Lest the Germans fathom the deception on the east and again turn their full wrath against Colonel Cox's battalion, the two east wing regiments in early afternoon launched another diversion. This time a company of each regiment actually attacked along the common regimental boundary to occupy a limited objective. Two platoons of the 120th Infantry gained the objective, though they had to wade through withering fire to make it. Later in the afternoon, as they sought to withdraw, only well planned covering fires permitted their escape.
The other diversionary attack by Company E, 117th Infantry, met insurmountable difficulties. First the company had to pass through 500 yards of woods, thick with enemy outposts, before reaching main German positions astride a slag pile and a railroad embankment. Here sat the second of the 116th Panzer Division's panzer grenadier regiments, the 156th.
Although devastating fire from automatic weapons drove back one of Company E's attacking platoons, the other struggled on almost to the railroad embankment. Then the panzer grenadiers emerged from a mine shaft in rear of the platoon. Only six of the Americans ever made their way back.
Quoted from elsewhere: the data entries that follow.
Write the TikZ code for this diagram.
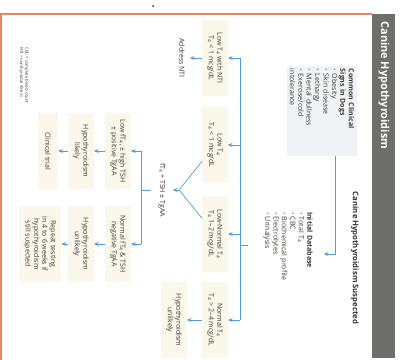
\documentclass[tikz,border=0pt]{standalone}
\usepackage{fontspec}
\setmainfont{Open Sans}
\usepackage{xcolor}
\usepackage{tikz}
\usetikzlibrary{positioning,arrows.meta}

\definecolor{flowblue}{RGB}{84,158,212}
\definecolor{bandgray}{RGB}{108,111,108}
\definecolor{frameorange}{RGB}{232,132,100}
\definecolor{boxbeige}{RGB}{251,247,234}
\definecolor{signsbg}{RGB}{240,242,246}
\definecolor{txtgray}{RGB}{62,58,54}

\newcommand{\tfour}{T\textsubscript{4}}
\newcommand{\bul}{{\color{flowblue}\textbullet}\ }

\begin{document}
\begin{tikzpicture}[x=0.5mm, y=-0.5mm,
  lbl/.style={rotate=-90, text=txtgray, font={\fontsize{10}{12}\selectfont}, align=center, inner xsep=1mm, inner ysep=2.5mm},
  outbox/.style={lbl, fill=boxbeige, minimum width=38mm, minimum height=10mm},
  flow/.style={draw=flowblue, line width=1pt},
  arr/.style={flow, -{Stealth[length=2.4mm,width=2mm]}}]
\useasboundingbox (0,0) rectangle (401,360);

% frame and title band
\fill[bandgray] (372,14) rectangle (395,358);
\draw[frameorange, line width=1.5pt] (0,14) -- (372,14);
\draw[frameorange, line width=1.5pt] (1,14) -- (1,360);
\fill[black!80] (153,6) circle (0.5mm);
\node[rotate=-90, anchor=west, text=white, font={\bfseries\fontsize{15.5}{18}\selectfont}] (title) at (384,19) {Canine Hypothyroidism};

% top part
\node[lbl, fill=signsbg, align=left, text width=42mm, inner sep=1.5mm] (sign_box) at (322,111) {\textbf{Common Clinical}\\\textbf{Signs in Dogs}\\\bul Obesity\\\bul Skin disease\\\bul Lethargy\\\bul Mental dullness\\\bul Exercise/cold\\intolerance};
\node[lbl, text=black!80, font={\bfseries\fontsize{11}{12}\selectfont}] (suspected) at (355,258) {Canine Hypothyroidism Suspected};
\node[lbl, align=left, text width=42mm, inner ysep=5.5mm] (init_db) at (288,254) {\textbf{Initial Database}\\\bul Total \tfour\\\bul CBC\\\bul Biochemical profile\\\bul Electrolytes\\\bul Urinalysis};

\coordinate (sig_x) at (335,0);
\draw[arr] (sign_box.east -| sig_x) |- (init_db.north);

% total T4 results
\node[outbox] (t4_nti) at (215,58) {Low \tfour{} with NTI\\\tfour{} < 1 mcg/dL};
\node[outbox] (t4_low) at (215,145) {Low \tfour\\\tfour{} < 1 mcg/dL};
\node[outbox] (t4_lown) at (215,234) {Low-Normal \tfour\\\tfour{} 1--2 mcg/dL};
\node[outbox] (t4_norm) at (215,320) {Normal \tfour\\\tfour{} > 2--4 mcg/dL};

\coordinate (bus) at (240,245);
\coordinate (db_stem) at (248,245);
\draw[flow] (db_stem) -- (bus);
\draw[flow] (t4_nti -| bus) -- (t4_norm -| bus);
\foreach \res in {t4_nti,t4_low,t4_lown,t4_norm}
  \draw[arr] (\res -| bus) -- (\res);

\node[lbl] (addr_nti) at (182,58) {Address NTI};
\node[outbox] (unlikely_a) at (174,320) {Hypothyroidism\\unlikely};
\draw[arr] (t4_nti) -- (addr_nti);
\draw[arr] (t4_norm) -- (unlikely_a);

% free T4 testing
\coordinate (apex) at (179,190);
\node[lbl, inner ysep=3.5mm] (ft4_test) at (162,190) {f\tfour{} + TSH ± TgAA};
\draw[flow] (t4_low) -- (apex) -- (t4_lown);
\draw[arr] (apex) -- (ft4_test);

\node[outbox] (ft4_low) at (118,151) {Low f\tfour, ± high TSH\\± positive TgAA};
\node[outbox] (ft4_norm) at (118,244) {Normal f\tfour{} \& TSH\\negative TgAA};

\coordinate (bus2) at (141,190);
\draw[flow] (ft4_test) -- (bus2);
\draw[flow] (ft4_low -| bus2) -- (ft4_norm -| bus2);
\draw[arr] (ft4_low -| bus2) -- (ft4_low);
\draw[arr] (ft4_norm -| bus2) -- (ft4_norm);

\node[outbox] (likely_b) at (81,151) {Hypothyroidism\\likely};
\node[outbox] (unlikely_b) at (81,244) {Hypothyroidism\\unlikely};
\node[outbox] (clin_trial) at (48,151) {Clinical trial};
\node[outbox] (repeat_test) at (40,244) {Repeat testing\\in 4 to 6 weeks if\\hypothyroidism\\still suspected};
\draw[arr] (ft4_low) -- (likely_b);
\draw[arr] (ft4_norm) -- (unlikely_b);
\draw[arr] (likely_b) -- (clin_trial);
\draw[arr] (unlikely_b) -- (repeat_test);

\node[rotate=-90, anchor=north west, align=left, text=txtgray, font={\fontsize{6}{7.5}\selectfont}] (notes) at (31,45) {CBC = complete blood count\\NTI = nonthyroidal illness};

\end{tikzpicture}
\end{document}
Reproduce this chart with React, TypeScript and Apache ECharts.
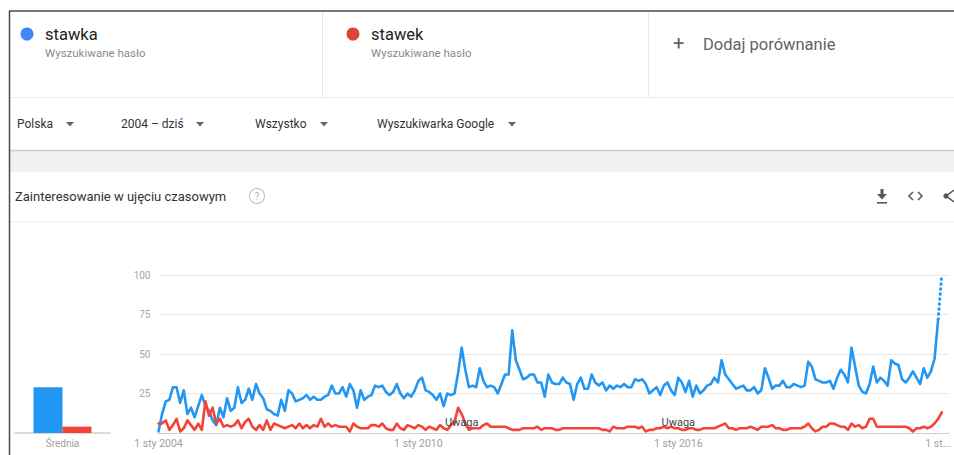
import React, { useEffect, useRef } from "react";
import * as echarts from "echarts";

const FONT = "Roboto, 'Noto Sans', sans-serif";

// ---- data ----
const termNames = ["stawka", "stawek"];
const termSubtitle = "Wyszukiwane hasło";
const addCompareLabel = "Dodaj porównanie";
const filterLabels = ["Polska", "2004 – dziś", "Wszystko", "Wyszukiwarka Google"];
const panelTitle = "Zainteresowanie w ujęciu czasowym";
const averageLabel = "Średnia";
const averages = [29, 4];

// monthly values, Jan 2004 .. Feb 2022 (one row per year)
const stawka = [
  1, 12, 20, 21, 29, 29, 19, 27, 12, 16, 10, 17,
  24, 17, 14, 8, 5, 16, 10, 22, 14, 16, 29, 19,
  21, 28, 21, 31, 25, 22, 15, 14, 12, 11, 21, 14,
  27, 25, 20, 21, 22, 24, 21, 23, 21, 21, 23, 24,
  30, 25, 25, 29, 23, 31, 27, 16, 27, 21, 23, 24,
  30, 29, 30, 26, 24, 26, 31, 25, 22, 25, 23, 27,
  33, 35, 27, 26, 24, 21, 25, 17, 25, 24, 25, 38,
  54, 40, 29, 30, 29, 41, 33, 29, 30, 29, 25, 31,
  37, 37, 65, 46, 40, 34, 35, 37, 37, 32, 32, 23,
  37, 32, 31, 31, 35, 32, 31, 21, 31, 35, 28, 28,
  37, 32, 30, 32, 27, 30, 28, 30, 29, 31, 29, 29,
  34, 33, 34, 31, 25, 27, 29, 24, 30, 32, 27, 24,
  35, 32, 26, 33, 23, 30, 25, 27, 30, 31, 35, 32,
  46, 37, 34, 31, 28, 29, 30, 27, 27, 29, 25, 27,
  41, 35, 28, 30, 30, 33, 29, 29, 31, 30, 29, 30,
  45, 42, 34, 33, 32, 32, 33, 28, 35, 40, 37, 32,
  54, 42, 30, 26, 25, 31, 42, 32, 35, 33, 30, 46,
  44, 43, 34, 32, 35, 39, 35, 31, 41, 35, 39, 47,
  72, 100,
];
const stawek = [
  6, 6, 8, 2, 5, 9, 1, 3, 8, 5, 2, 6,
  2, 20, 11, 16, 6, 9, 4, 5, 4, 5, 8, 3,
  7, 9, 4, 2, 5, 2, 8, 2, 6, 5, 4, 3,
  4, 5, 3, 6, 3, 5, 3, 5, 4, 9, 4, 6,
  4, 5, 4, 4, 4, 1, 6, 4, 3, 3, 3, 5,
  5, 4, 6, 3, 2, 2, 6, 3, 2, 5, 4, 3,
  5, 4, 2, 4, 3, 2, 5, 3, 2, 5, 7, 16,
  12, 6, 2, 3, 3, 3, 5, 6, 4, 4, 4, 4,
  4, 3, 2, 2, 2, 3, 3, 3, 3, 4, 2, 3,
  3, 3, 2, 2, 3, 3, 3, 3, 3, 3, 3, 3,
  3, 3, 3, 2, 2, 1, 4, 3, 3, 3, 4, 4,
  4, 3, 4, 1, 2, 2, 3, 3, 4, 3, 4, 3,
  3, 2, 2, 3, 3, 2, 2, 3, 3, 3, 3, 4,
  5, 6, 3, 3, 2, 3, 3, 3, 4, 3, 2, 4,
  4, 4, 5, 3, 3, 2, 2, 3, 3, 3, 3, 4,
  6, 3, 1, 2, 4, 4, 6, 6, 5, 4, 4, 2,
  6, 4, 5, 3, 4, 9, 9, 4, 4, 4, 4, 4,
  4, 4, 4, 4, 3, 1, 3, 3, 4, 3, 4, 6,
  9, 13,
];
const yTicks = [0, 25, 50, 75, 100];
const xTickIndex = [0, 72, 144, 216];
const xTickLabels = ["1 sty 2004", "1 sty 2010", "1 sty 2016", "1 st..."];
const noteLabel = "Uwaga";
const noteMonths = [84, 144];

// ---- style ----
const BLUE = "#2196f3";
const RED = "#f44336";
const DOT_BLUE = "#4285f4";
const DOT_RED = "#db4437";

function txt(text: string, x: number, y: number, size: number, fill: string, extra: any = {}) {
  return {
    type: "text",
    z: 10,
    style: { text, x, y, fill, fontSize: size, fontFamily: FONT, verticalAlign: "middle", align: "left", ...extra },
  };
}

function arrow(cx: number, cy: number) {
  return {
    type: "polygon",
    z: 10,
    shape: { points: [[cx - 4, cy - 2], [cx + 4, cy - 2], [cx, cy + 2.5]] },
    style: { fill: "#666" },
  };
}

export default function App() {
  const ref = useRef<HTMLDivElement>(null);
  useEffect(() => {
    if (!ref.current) return;
    const chart = echarts.init(ref.current, undefined, { renderer: "svg" });
    const last = stawka.length - 1;
    const blueSolid = stawka.slice(0, last).map((v, i) => [i, v]);
    const blueDotted = stawka.slice(last - 1).map((v, k) => [last - 1 + k, v]);
    const redLine = stawek.map((v, i) => [i, v]);
    const filterX = [17, 121, 255, 377];
    const arrowX = [70, 200, 324, 512];

    const graphic: any[] = [
      // frame
      { type: "rect", z: 1, shape: { x: 10, y: 150, width: 944, height: 22 }, style: { fill: "#f1f1f1" } },
      { type: "line", z: 2, shape: { x1: 10, y1: 150.5, x2: 954, y2: 150.5 }, style: { stroke: "#cfcfcf", lineWidth: 1.5 } },
      { type: "line", z: 2, shape: { x1: 10, y1: 97.5, x2: 954, y2: 97.5 }, style: { stroke: "#ececec", lineWidth: 1 } },
      { type: "line", z: 2, shape: { x1: 10, y1: 221.5, x2: 954, y2: 221.5 }, style: { stroke: "#efefef", lineWidth: 1 } },
      { type: "line", z: 2, shape: { x1: 322.5, y1: 11, x2: 322.5, y2: 97 }, style: { stroke: "#e6e6e6", lineWidth: 1 } },
      { type: "line", z: 2, shape: { x1: 648.5, y1: 11, x2: 648.5, y2: 97 }, style: { stroke: "#e6e6e6", lineWidth: 1 } },
      { type: "line", z: 3, shape: { x1: 9, y1: 11, x2: 954, y2: 11 }, style: { stroke: "#4a4a4a", lineWidth: 1.5 } },
      { type: "line", z: 3, shape: { x1: 9.5, y1: 11, x2: 9.5, y2: 455 }, style: { stroke: "#4a4a4a", lineWidth: 1.5 } },
      // terms
      { type: "circle", z: 10, shape: { cx: 27, cy: 34, r: 6.5 }, style: { fill: DOT_BLUE } },
      txt(termNames[0], 45, 34, 16.5, "#222"),
      txt(termSubtitle, 45, 53, 11.5, "#8a8a8a"),
      { type: "circle", z: 10, shape: { cx: 353, cy: 34, r: 6.5 }, style: { fill: DOT_RED } },
      txt(termNames[1], 371, 34, 16.5, "#222"),
      txt(termSubtitle, 371, 53, 11.5, "#8a8a8a"),
      txt("+", 673, 43, 20, "#5f6368"),
      txt(addCompareLabel, 703, 44, 16.5, "#5f6368"),
      // filters
      ...filterLabels.map((l, i) => txt(l, filterX[i], 124, 12, "#333")),
      ...arrowX.map((x) => arrow(x, 124)),
      // panel title
      txt(panelTitle, 15, 196, 13, "#333"),
      { type: "circle", z: 10, shape: { cx: 257, cy: 196, r: 7.5 }, style: { fill: "none", stroke: "#c4c4c4", lineWidth: 1.2 } },
      txt("?", 257, 196.5, 10, "#b5b5b5", { align: "center" }),
      // download icon
      { type: "rect", z: 10, shape: { x: 880.5, y: 189, width: 3, height: 6 }, style: { fill: "#555" } },
      { type: "polygon", z: 10, shape: { points: [[877, 194], [887, 194], [882, 199.5]] }, style: { fill: "#555" } },
      { type: "rect", z: 10, shape: { x: 877, y: 202, width: 10, height: 1.6 }, style: { fill: "#555" } },
      // embed icon
      { type: "polyline", z: 10, shape: { points: [[913, 192], [909, 196], [913, 200]] }, style: { stroke: "#555", lineWidth: 1.5, fill: "none" } },
      { type: "polyline", z: 10, shape: { points: [[918, 192], [922, 196], [918, 200]] }, style: { stroke: "#555", lineWidth: 1.5, fill: "none" } },
      // share icon (cut at edge)
      { type: "polyline", z: 10, shape: { points: [[954, 190], [946, 196], [954, 202]] }, style: { stroke: "#555", lineWidth: 1.5, fill: "none" } },
      { type: "circle", z: 10, shape: { cx: 946, cy: 196, r: 2.6 }, style: { fill: "#555" } },
    ];

    const option: any = {
      animation: false,
      backgroundColor: "#fff",
      textStyle: { fontFamily: FONT },
      graphic,
      grid: [
        { left: 15, top: 275, width: 95, height: 158 },
        { left: 158.5, top: 275, right: 0, height: 158 },
      ],
      xAxis: [
        {
          type: "category",
          gridIndex: 0,
          data: [averageLabel],
          axisLine: { lineStyle: { color: "#cfcfcf", width: 1.5 } },
          axisTick: { show: false },
          axisLabel: { color: "#9e9e9e", fontSize: 10, margin: 5, fontFamily: FONT },
        },
        {
          type: "value",
          gridIndex: 1,
          min: 0,
          max: 219,
          interval: 72,
          splitLine: { show: false },
          axisTick: { show: false },
          axisLine: { show: true, lineStyle: { color: "#cfcfcf", width: 1 } },
          axisLabel: {
            color: "#9e9e9e",
            fontSize: 10.5,
            margin: 5,
            fontFamily: FONT,
            showMaxLabel: false,
            formatter: (v: number) => {
              const k = xTickIndex.indexOf(v);
              return k >= 0 ? xTickLabels[k] : "";
            },
          },
        },
      ],
      yAxis: [
        { type: "value", gridIndex: 0, min: 0, max: 100, show: false },
        {
          type: "value",
          gridIndex: 1,
          min: yTicks[0],
          max: yTicks[yTicks.length - 1],
          interval: yTicks[1] - yTicks[0],
          axisLine: { show: false },
          axisTick: { show: false },
          splitLine: { lineStyle: { color: "#e8e8e8", width: 1 } },
          axisLabel: {
            color: "#a6a6a6",
            fontSize: 10,
            margin: 8,
            fontFamily: FONT,
            formatter: (v: number) => (v === 0 ? "" : String(v)),
          },
        },
      ],
      series: [
        {
          type: "bar",
          xAxisIndex: 0,
          yAxisIndex: 0,
          data: [averages[0]],
          barWidth: 29,
          barGap: "0%",
          itemStyle: { color: BLUE },
        },
        {
          type: "bar",
          xAxisIndex: 0,
          yAxisIndex: 0,
          data: [averages[1]],
          barWidth: 29,
          barGap: "0%",
          itemStyle: { color: RED },
        },
        {
          type: "line",
          name: termNames[0],
          xAxisIndex: 1,
          yAxisIndex: 1,
          data: blueSolid,
          symbol: "none",
          lineStyle: { color: BLUE, width: 2.6, join: "round", cap: "round" },
        },
        {
          type: "line",
          xAxisIndex: 1,
          yAxisIndex: 1,
          data: blueDotted,
          symbol: "none",
          lineStyle: { color: BLUE, width: 3, type: [0.5, 4.5], cap: "round" },
        },
        {
          type: "line",
          name: termNames[1],
          xAxisIndex: 1,
          yAxisIndex: 1,
          data: redLine,
          symbol: "none",
          lineStyle: { color: RED, width: 2.6, join: "round", cap: "round" },
          markPoint: {
            symbol: "circle",
            symbolSize: 1,
            itemStyle: { color: "rgba(0,0,0,0)" },
            label: { show: true, position: "inside", formatter: noteLabel, color: "#444", fontSize: 11, fontFamily: FONT },
            data: noteMonths.map((m) => ({ coord: [m, 6.5] })),
          },
        },
      ],
    };
    chart.setOption(option);
    return () => chart.dispose();
  }, []);
  return (
    <div
      ref={ref}
      style={{ position: "fixed", left: 0, top: 0, width: 954, height: 455, background: "#fff" }}
    />
  );
}
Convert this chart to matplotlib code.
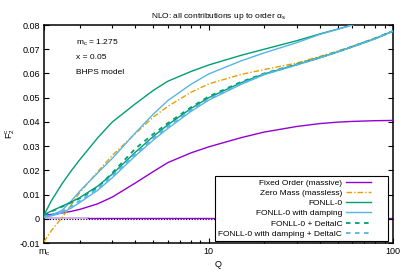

Reorganizing those of his men who had withdrawn, the company commander, Capt. George H. Sibbald, inched forward in an effort to rescue his surrounded platoon. For more than an hour he and his men fought doggedly through a hail of small arms and shellfire. They still were straining forward when word came that the diversionary thrust had done the job expected of it. Captain Sibbald made a last attempt to reach the surrounded platoon but failed. Reluctantly, he gave the order to withdraw.
Though Company E had lost about fifty men, the diversion had, indeed, helped accomplish the main objective. At 1544 on 16 October, the 1st Division's chief of staff had telephoned to say that men of his 18th Infantry on Ravels Hill could see American troops along the southwestern fringe of Wuerselen. They were men of Colonel COX'S 2d Battalion who had reached their objective, Hill 194. They were less than a thousand yards from the closest foxholes of the 18th Infantry.
Led by S. Sgt. Frank A. Karwell, a patrol left Hill 194 to make the actual physical contact, so long awaited. En route, German fire cut down Sergeant Karwell and prevented the main body of the patrol from crossing the Aachen Wuerselen highway. Yet the two scouts, Pvts. Edward Krauss and Evan Whitis, continued. As they started up Ravels Hill, they made out figures in American uniforms.
"We're from K Company," the men on the hill shouted. "Come on up."
"We're from F Company," Whitis and Krauss replied. "Come on down."
The men from the 1st Division talked faster and more persuasively. Whitis and Krauss went up. At 1615, 16 October, they closed the Aachen Gap.